Red Hat Bugzilla – Bug 629949
sssd stops on upgrade
Last modified: 2015-01-04 18:43:47 EST
I just discovered today that a variation of this same problem is present in SSSD in RHEL6 today. It is a very serious issue and needs to be resolved before the final release.
The problem is that the conditional restart of the SSSD service is run in two places, not just one. Unfortunately, the first time it is run is during the %postun script, which means that the sssd binary no longer exists, and it will fail to start.
Then, when %post rolls around for the new install, SSSD is no longer running, so it refuses to restart it.
We need to fix this before the stable release because the problem is in the %postun script (which will get run no matter what the next time we update, even to fix this problem). We need to make the fix now so that if we have to ship errata for the SSSD later, it won't cause their SSSD systems to stop functioning.
I consider this a regression and a blocker.
+++ This bug was initially created as a clone of Bug #606887 +++
Description of problem:
When sssd is upgraded, it gets shut down but is not restarted. My upgrades are done via yum-cron.
sssd.log just shows:
(Mon Jun 21 10:40:54 2010) [sssd] [monitor_quit] (0): Terminated: killing children
Version-Release number of selected component (if applicable):
--- Additional comment from email@example.com on 2010-08-03 08:46:00 EDT ---
sssd-1.2.2-19.fc13 has been submitted as an update for Fedora 13.

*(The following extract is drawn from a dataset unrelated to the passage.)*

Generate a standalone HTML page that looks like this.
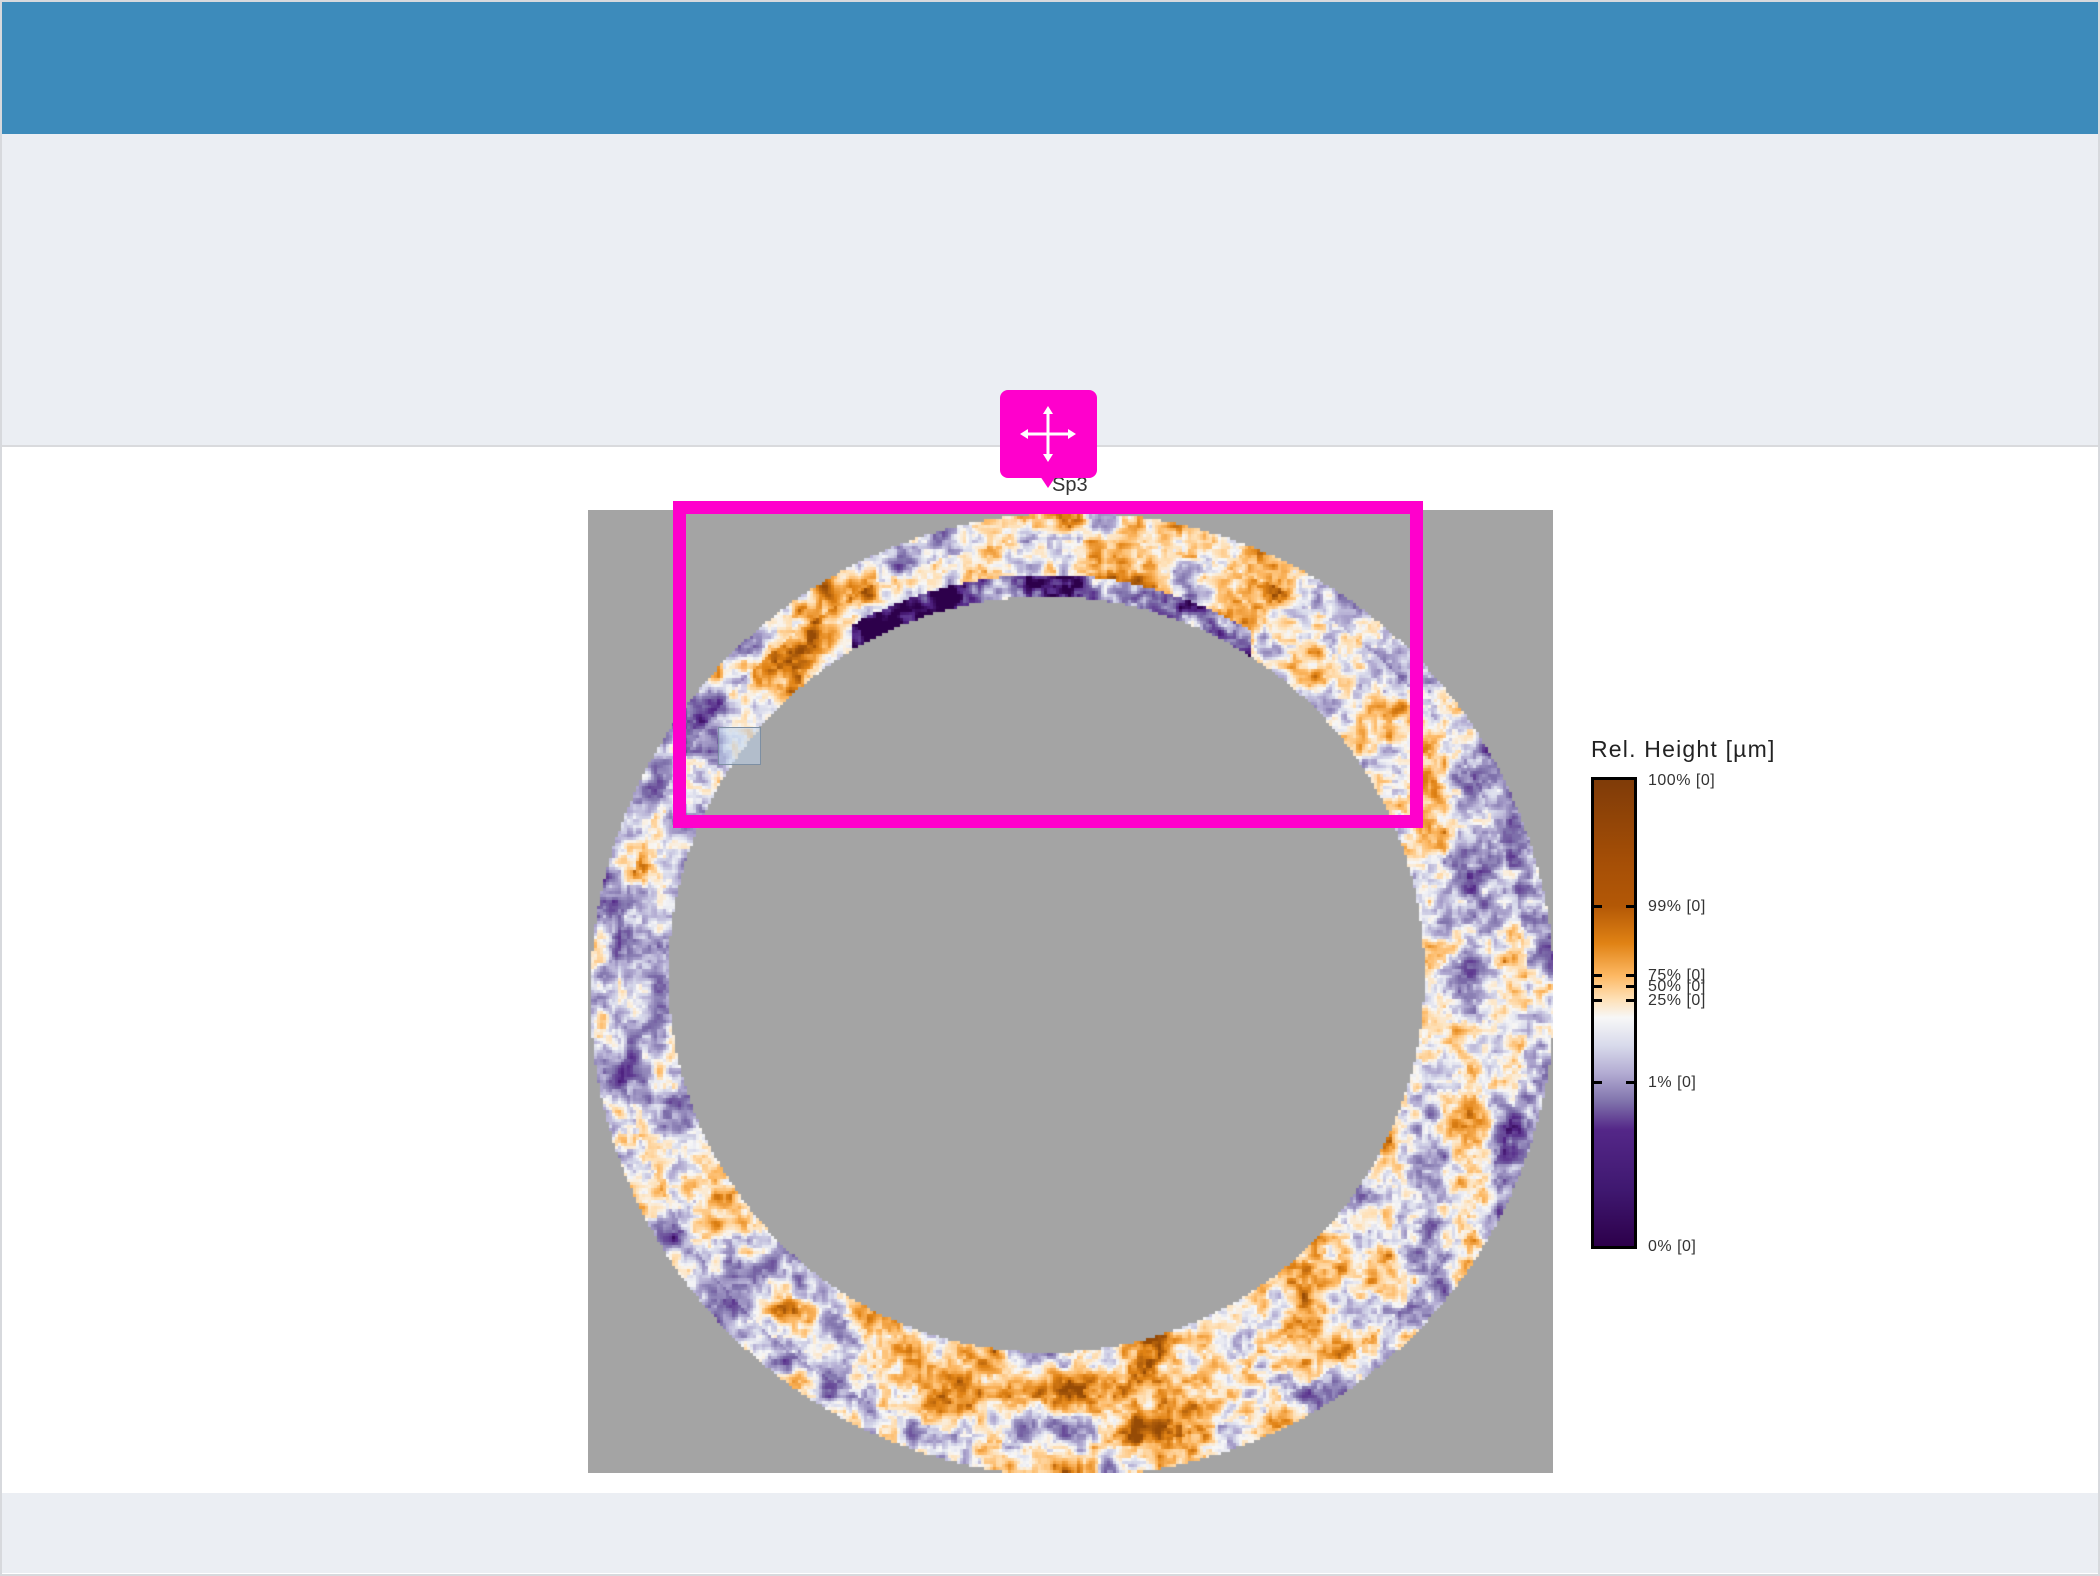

--- Additional comment from firstname.lastname@example.org on 2010-08-03 10:45:04 EDT ---
sssd-1.2.2-19.fc12 has been submitted as an update for Fedora 12.
--- Additional comment from email@example.com on 2010-08-05 19:42:05 EDT ---
sssd-1.2.2-19.fc12 has been pushed to the Fedora 12 testing repository. If problems still persist, please make note of it in this bug report.
If you want to test the update, you can install it with
su -c 'yum --enablerepo=updates-testing update sssd'. You can provide feedback for this update here: http://admin.fedoraproject.org/updates/sssd-1.2.2-19.fc12
--- Additional comment from firstname.lastname@example.org on 2010-08-05 19:54:20 EDT ---
sssd-1.2.2-19.fc13 has been pushed to the Fedora 13 stable repository. If problems still persist, please make note of it in this bug report.
--- Additional comment from email@example.com on 2010-08-13 17:26:02 EDT ---
sssd-1.2.2-19.fc12 has been pushed to the Fedora 12 stable repository. If problems still persist, please make note of it in this bug report.
I've spent a lot of time this morning digging into this, and it appears to be a different issue from what I originally surmised above.
I am only able to reproduce this issue on a multi-core system, and only inconsistently. I am therefore led to believe that this is a race-condition bug.
Furthermore, at one point I encountered this error message:
Cleanup : sssd-1.2.1-28.el6.x86_64 3/4
*** glibc detected *** /usr/bin/python: malloc(): smallbin double linked list corrupted: 0x0000000005b35fb0 ***
This leads me to believe that the root of the problem actually exists in python. I believe it may be related to BZ #537700
There is a workaround for the SSSD. We are currently running our upgrade_config.py script as part of the upgrade portion of %post in the SSSD spec file. This upgrade script has at present no relevance for RHEL-6. (It was previously used to handle upgrades where we had changed the names or acceptable values for options used in the sssd.conf). Since RHEL-6 is shipping SSSD for the first time, there is no need to handle upgrades.
So my proposed solution to this (serious) issue is that we should drop the upgrade_config.py script from the %post section of the spec and work on resolving the underlying python bug at a later date.
Verified. Version: sssd-1.2.1-28.el6.
Red Hat Enterprise Linux 6.0 is now available and should resolve
the problem described in this bug report. This report is therefore being closed
with a resolution of CURRENTRELEASE. You may reopen this bug report if the
solution does not work for you.
Reopening. We finally tracked down the real cause of this bug upstream. See BZ #606887 for details.
Re-proposing for 6.1.0 (and eventually Z-stream).